As a filmmaker? That was another matter. “Jimmy asked me to help him with Lucifer Rising,” recalled Peter Clifton, the director who had taken over what would eventually be called The Song Remains the Same. “We projected the film onto a wall, and I didn’t like it at all. Marianne Faithfull was in it, and it was all devil worship and candles, and I didn’t want to be around that. I said, ‘Jimmy, don’t do it, mate.’ ”
Jimmy couldn’t resist. Anger was deeply involved in the Ordo Templi Orientis, or O.T.O., an occult organization modeled on the Freemasons and dedicated to the practice of magick. Aleister Crowley had joined O.T.O. in 1910 and became its “Supreme and Holy King of Ireland, Iona, and all the Britains within the Sanctuary of Gnosis,” a title as windy as its premise.
“I could see that Anger was passionate about Crowley,” Jimmy said. So he struck a deal with Anger to start composing the soundtrack for Lucifer Rising and even agreed to make a cameo appearance in the film, holding the plaster cast of the Stele of Revelation that Po had acquired for him in Egypt.
Meanwhile, Swan Song Records continued to gallop ahead. In June 1974, the label released Bad Company’s debut album and watched it soar up the charts. Its success was spectacular. Raves began piling up. Rolling Stone, normally cool to hard-rock bands, delivered an uncharacteristically generous review. “This is an uncompromising album, reflecting the wills as much as the talents of the participants,” its critic wrote, going on to say, “Bad Company could become a tremendous band.” They had no shortage of hit singles. Deejays zeroed in on “Can’t Get Enough.” Airplay turned it into a number-one hit, and the follow-ups—“Ready For Love,” “Rock Steady,” and “Don’t Let Me Down”—were also strong.
Bad Company’s triumph emboldened the new label. Maybe Swan Song had the magic touch? Thinking they might be on a roll, Peter Grant arranged to have the Pretty Things move into Headley Grange to begin work on an album, hoping the Led Zeppelin–Bad Company alchemy would rub off. The band, however, had a history of rotten luck that continued to dog them from the day they arrived. A $35,000 Bösendorfer grand piano fell off a truck and shattered before the first note of music was played. Other damage was self-inflicted. The old manor house was pillaged; a number of antiques disappeared or were destroyed. And the extravagance of hiring the London Philharmonic sent session costs spiraling into the stratosphere. “In the end,” Phil May said, “Swan Song paid for everything.”

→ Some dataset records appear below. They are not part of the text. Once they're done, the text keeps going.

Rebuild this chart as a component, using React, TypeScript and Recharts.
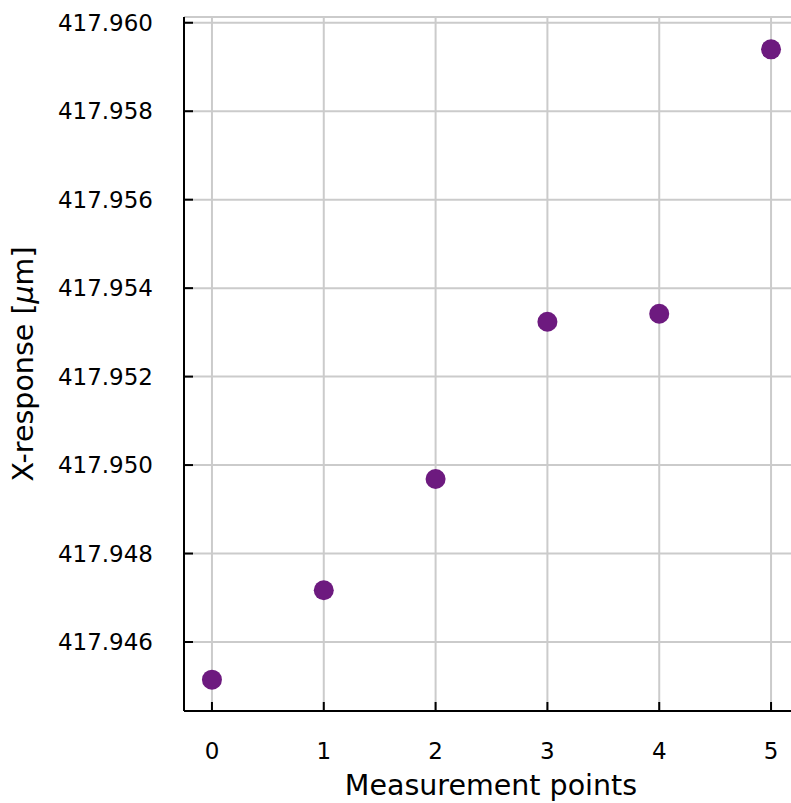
import { ScatterChart, Scatter, XAxis, YAxis, CartesianGrid } from "recharts";

const points = [0, 1, 2, 3, 4, 5];
const response = [417.945149, 417.947171, 417.949684, 417.95324, 417.953421, 417.959399];

const xTicks = [0, 1, 2, 3, 4, 5];
const yTicks = [417.946, 417.948, 417.95, 417.952, 417.954, 417.956, 417.958, 417.96];
const xDomain = [-0.25, 5.25];
const yDomain = [417.94444, 417.96013];

const data = points.map((p, i) => ({ x: p, y: response[i] }));

const FONT = "DejaVu Sans";
const TICK_FS = 23;
const LABEL_FS = 28.5;

const XTick = (props: any) => {
  const { x, y, payload } = props;
  return (
    <g>
      <line x1={x} x2={x} y1={y} y2={y - 9} stroke="#000" strokeWidth={2} />
      <text x={x} y={y + 48} textAnchor="middle" fontSize={TICK_FS} fontFamily={FONT} fill="#000">
        {payload.value}
      </text>
    </g>
  );
};

const YTick = (props: any) => {
  const { x, y, payload } = props;
  return (
    <g>
      <line x1={x} x2={x + 9} y1={y} y2={y} stroke="#000" strokeWidth={2} />
      <text x={x - 31} y={y + 8} textAnchor="end" fontSize={TICK_FS} fontFamily={FONT} fill="#000">
        {Number(payload.value).toFixed(3)}
      </text>
    </g>
  );
};

const YLabel = () => (
  <text
    x={33}
    y={364}
    transform="rotate(-90 33 364)"
    textAnchor="middle"
    fontSize={LABEL_FS}
    fontFamily={FONT}
    fill="#000"
  >
    X-response [<tspan fontStyle="italic">μ</tspan>m]
  </text>
);

const XLabel = () => (
  <text x={491} y={795} textAnchor="middle" fontSize={LABEL_FS} fontFamily={FONT} fill="#000">
    Measurement points
  </text>
);

export default function App() {
  return (
    <div style={{ position: "fixed", left: 0, top: 0, width: 791, height: 803, overflow: "hidden", background: "#fff" }}>
      <ScatterChart width={800} height={803} margin={{ top: 17, right: 1, left: 0, bottom: 0 }}>
        <CartesianGrid stroke="#cbcbcb" strokeWidth={2} />
        <XAxis
          type="number"
          dataKey="x"
          domain={xDomain}
          ticks={xTicks}
          allowDataOverflow
          height={92}
          tickSize={0}
          tickMargin={0}
          tickLine={false}
          axisLine={{ stroke: "#000", strokeWidth: 2 }}
          tick={<XTick />}
          label={{ content: () => <XLabel /> }}
        />
        <XAxis xAxisId="top" orientation="top" type="number" domain={xDomain} height={0} tick={false} tickLine={false} axisLine={{ stroke: "#000", strokeWidth: 2 }} />
        <YAxis
          type="number"
          dataKey="y"
          domain={yDomain}
          ticks={yTicks}
          allowDataOverflow
          width={184}
          tickSize={0}
          tickMargin={0}
          tickLine={false}
          axisLine={{ stroke: "#000", strokeWidth: 2 }}
          tick={<YTick />}
          label={{ content: () => <YLabel /> }}
        />
        <Scatter data={data} fill="#6d1a7f" isAnimationActive={false} shape={(p: any) => <circle cx={p.cx} cy={p.cy} r={10} fill="#6d1a7f" />} />
      </ScatterChart>
    </div>
  );
}
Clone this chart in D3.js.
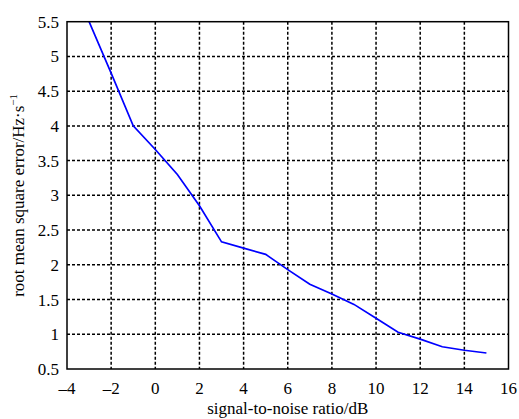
<!DOCTYPE html>
<html><head><meta charset="utf-8">
<script src="https://cdn.jsdelivr.net/npm/d3@7"></script>
<style>body{margin:0;background:#fff}svg{display:block}</style>
</head><body>
<svg id="chart" width="519" height="419" style="font-family:'Liberation Serif'"></svg>
<script>
const snr = [-3,-2,-1,0,1,2,3,4,5,6,7,8,9,10,11,12,13,14,15];
const rmse = [5.5,4.76,4.0,3.66,3.3,2.85,2.33,2.24,2.15,1.93,1.72,1.58,1.43,1.23,1.03,0.93,0.82,0.77,0.73];
const xTicks = [-4,-2,0,2,4,6,8,10,12,14,16];
const yTicks = [0.5,1,1.5,2,2.5,3,3.5,4,4.5,5,5.5];
const xLabel = "signal-to-noise ratio/dB";
const yLabel = "root mean square error/Hz\u00b7s";

const pL=67, pR=508.5, pT=21.7, pB=369;
const FST="font-family:'Liberation Serif';font-size:17px;fill:#000";
const svg=d3.select("#chart");
const sx=d3.scaleLinear().domain([-4,16]).range([pL,pR]);
const sy=d3.scaleLinear().domain([0.5,5.5]).range([pB,pT]);

svg.append("g").selectAll("line").data(xTicks.slice(1,-1)).join("line")
 .attr("x1",d=>sx(d)).attr("x2",d=>sx(d)).attr("y1",pT).attr("y2",pB)
 .attr("stroke","#000").attr("stroke-width",1.5).attr("stroke-dasharray","3,2");
svg.append("g").selectAll("line").data(yTicks.slice(1,-1)).join("line")
 .attr("y1",d=>sy(d)).attr("y2",d=>sy(d)).attr("x1",pL).attr("x2",pR)
 .attr("stroke","#000").attr("stroke-width",1.5).attr("stroke-dasharray","3,2");

svg.append("g").selectAll("text").data(xTicks).join("text")
 .attr("x",d=>sx(d)).attr("y",pB+25).attr("text-anchor","middle")
 .attr("style",FST)
 .text(d=>d<0?"\u2013"+Math.abs(d):String(d));
svg.append("g").selectAll("text").data(yTicks).join("text")
 .attr("x",pL-8).attr("y",d=>sy(d)+6).attr("text-anchor","end")
 .attr("style",FST)
 .text(d=>String(d));

svg.append("clipPath").attr("id","plotclip").append("rect")
 .attr("x",pL).attr("y",pT).attr("width",pR-pL).attr("height",pB-pT);
svg.append("path").datum(snr.map((s,i)=>[s,rmse[i]]))
 .attr("clip-path","url(#plotclip)")
 .attr("d",d3.line().x(d=>sx(d[0])).y(d=>sy(d[1])))
 .attr("fill","none").attr("stroke","#0000ff").attr("stroke-width",1.7);

svg.append("rect").attr("x",pL).attr("y",pT).attr("width",pR-pL).attr("height",pB-pT)
 .attr("fill","none").attr("stroke","#000").attr("stroke-width",1.5);

svg.append("text").attr("x",(pL+pR)/2).attr("y",414).attr("text-anchor","middle")
 .attr("style",FST).text(xLabel);
const yl=svg.append("text").attr("transform",`translate(24,${(pT+pB)/2}) rotate(-90)`)
 .attr("text-anchor","middle").attr("style",FST);
yl.append("tspan").text(yLabel);
yl.append("tspan").attr("dy",-7).attr("style","font-size:11px").text("\u22121");
</script>
</body></html>
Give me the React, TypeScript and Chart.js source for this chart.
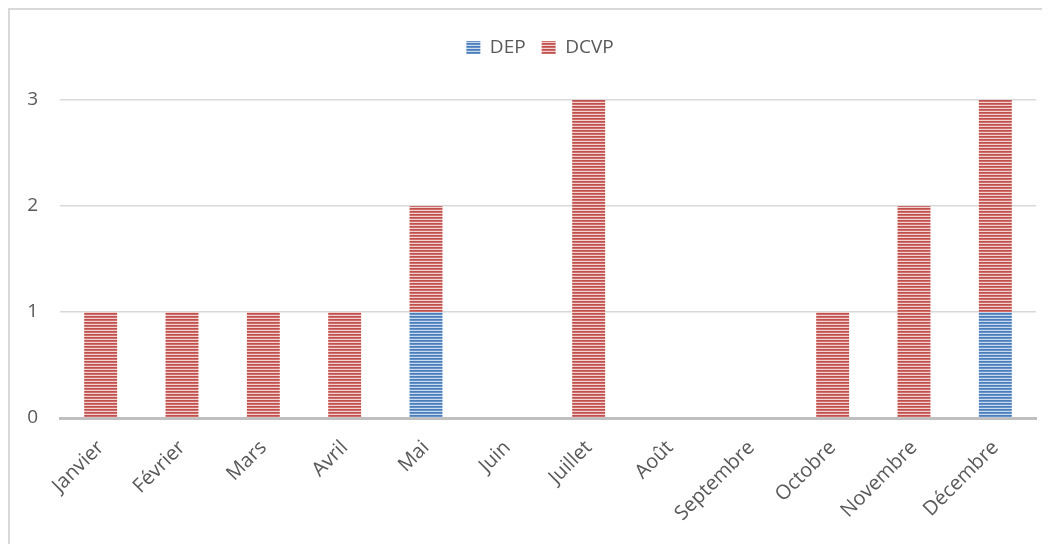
import React, { useEffect, useRef } from "react";
import { Chart, registerables } from "chart.js";

Chart.register(...registerables);

const months = ["Janvier", "Février", "Mars", "Avril", "Mai", "Juin", "Juillet", "Août", "Septembre", "Octobre", "Novembre", "Décembre"];
const depValues = [0, 0, 0, 0, 1, 0, 0, 0, 0, 0, 0, 1];
const dcvpValues = [1, 1, 1, 1, 1, 0, 3, 0, 0, 1, 2, 2];
const yTicks = [0, 1, 2, 3];

const FONT = "'Open Sans', sans-serif";
const TEXT = "#595959";

function stripes(rows: string[]): CanvasPattern | string {
  const c = document.createElement("canvas");
  c.width = 4;
  c.height = rows.length;
  const ctx = c.getContext("2d");
  if (!ctx) return rows[0];
  rows.forEach((col, i) => {
    ctx.fillStyle = col;
    ctx.fillRect(0, i, 4, 1);
  });
  const p = ctx.createPattern(c, "repeat");
  return p || rows[0];
}

const legendSpacer = {
  id: "legendSpacer",
  beforeLayout(chart: any) {
    const lg = chart.legend;
    if (lg && !lg._patched) {
      const orig = lg.fit.bind(lg);
      lg.fit = function () {
        orig();
        this.height = 78;
      };
      lg._patched = true;
    }
  },
  afterLayout(chart: any) {
    const lg = chart.legend;
    if (lg) {
      lg.left += 17;
      lg.right += 17;
    }
  },
};

export default function App() {
  const ref = useRef<HTMLCanvasElement>(null);
  useEffect(() => {
    if (!ref.current) return;
    const red = stripes(["#c0504d", "#cf6d6a", "#f0d2d1"]);
    const blue = stripes(["#4a7ebb", "#6792c8", "#c9daef"]);
    const chart = new Chart(ref.current, {
      type: "bar",
      data: {
        labels: months,
        datasets: [
          { label: "DEP", data: depValues, backgroundColor: blue as any, borderWidth: 0 },
          { label: "DCVP", data: dcvpValues, backgroundColor: red as any, borderWidth: 0 },
        ],
      },
      plugins: [legendSpacer],
      options: {
        responsive: false,
        animation: false,
        layout: { padding: { top: 12, right: 14, left: 0, bottom: 0 } },
        datasets: { bar: { categoryPercentage: 1, barPercentage: 0.405 } },
        plugins: {
          legend: {
            position: "top",
            align: "center",
            labels: {
              boxWidth: 14,
              boxHeight: 13,
              padding: 16,
              color: TEXT,
              font: { family: FONT, size: 19 },
            },
          },
          tooltip: { enabled: false },
        },
        scales: {
          x: {
            stacked: true,
            grid: { display: false, drawTicks: false },
            border: { display: true, color: "#bfbfbf", width: 3 },
            ticks: {
              color: TEXT,
              font: { family: FONT, size: 20 },
              maxRotation: 45,
              minRotation: 45,
              padding: 18,
              autoSkip: false,
            },
            afterFit: (s: any) => {
              s.height = 126;
            },
          },
          y: {
            stacked: true,
            min: yTicks[0],
            max: yTicks[yTicks.length - 1],
            grid: { color: "#d9d9d9", lineWidth: 1.5, drawTicks: false },
            border: { display: false },
            ticks: {
              stepSize: 1,
              color: TEXT,
              font: { family: FONT, size: 19 },
              padding: 22,
            },
            afterFit: (s: any) => {
              s.width = 50;
            },
          },
        },
      },
    });
    return () => chart.destroy();
  }, []);
  return (
    <div
      style={{
        width: 1042,
        height: 536,
        borderLeft: "2px solid #d9d9d9",
        borderTop: "2px solid #d9d9d9",
        boxSizing: "border-box",
        overflow: "hidden",
      }}
    >
      <canvas ref={ref} width={1040} height={534} style={{ display: "block" }} />
    </div>
  );
}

And sometimes the label simply missed the boat. In the late summer of 1974, Harvey Lisberg, who managed Herman’s Hermits, approached Peter with the opportunity to get involved with a band on the upswing. “Peter and I were going to manage Queen,” he says. They’d put out two albums that made considerable noise and knew a breakout was imminent with Sheer Heart Attack, which was already in the can. “We had a meeting in London with all four members and Jim Beach, their lawyer.”
“Fellas, I would love to do it,” Peter claimed to have told them, “but I haven’t got that many hours in the day.”
In fact, Lisberg says, “Negotiations stalled when Peter insisted they record for Swan Song. They were categorically opposed to doing that.”
Queen had slipped through Swan Song’s grasp. Other opportunities came and went as well. “I never wanted to be an empire builder,” Grant confessed. And if actions spoke louder than words, he put up convincing evidence. Often he disappeared for days, remaining incommunicado or refusing to engage. Major decisions were neglected, decisions beyond the scope of Jimmy, Robert, John Paul, or John. The guys loved the idea of signing acts, but they wanted no part of the nuts-and-bolts responsibilities of running a label. Peter was a manager, not a label head. If he didn’t intend to step up to the job, then who?
Danny Goldberg was a capable enough administrator who was plugged in and very well liked. But Danny was a gentle soul, a “club-soda-and-lime guy” devoted to Eastern philosophy, who meditated and had a spiritual guide. He wasn’t enough of a shark, and he lacked front.
Instead, Peter turned to Abe Hoch, who had once worked for Atlantic Records as the director of artist relations in Los Angeles. During a stopover there, G made a pitch: “Do you want to come run our record company?”
Hoch had never run a company, much less been to Europe. “Tell me what it’d entail?” he asked.
“You’ll know,” G said cryptically. “You’ll understand.” He offered to double Abe’s salary and threw in his mews flat in London as housing, which iced the deal.
At the end of summer in 1974, Hoch flew over to London to get the lay of the land. “I walked into the Swan Song offices on King’s Road,” he recalls, “and there was nothing going on. Zero! Absolutely fucking zero.”
As a coworker confirmed, “It was fairly remarkable the amount of nothing that went on there, apart from meeting up with people and going down the pub.”
Abe Hoch was dumbfounded. “There was nothing that would give anyone any indication that they had any idea how to buy, sell, promote, create, develop . . . nothing! There was nothing there!” He called Peter Grant and said, “There. Is. No. Record. Company.”
Peter laughed and said, “I knew you’d know.”
Abe realized the record company consisted only of what Danny Goldberg was doing in New York, some paper shuffling, some public relations. Otherwise, no one was running the show. As far as he was concerned, that could be a good thing—or a bad thing. It depended on how much autonomy he had. If he was fortunate, he could sign important acts and shape Swan Song in his own image.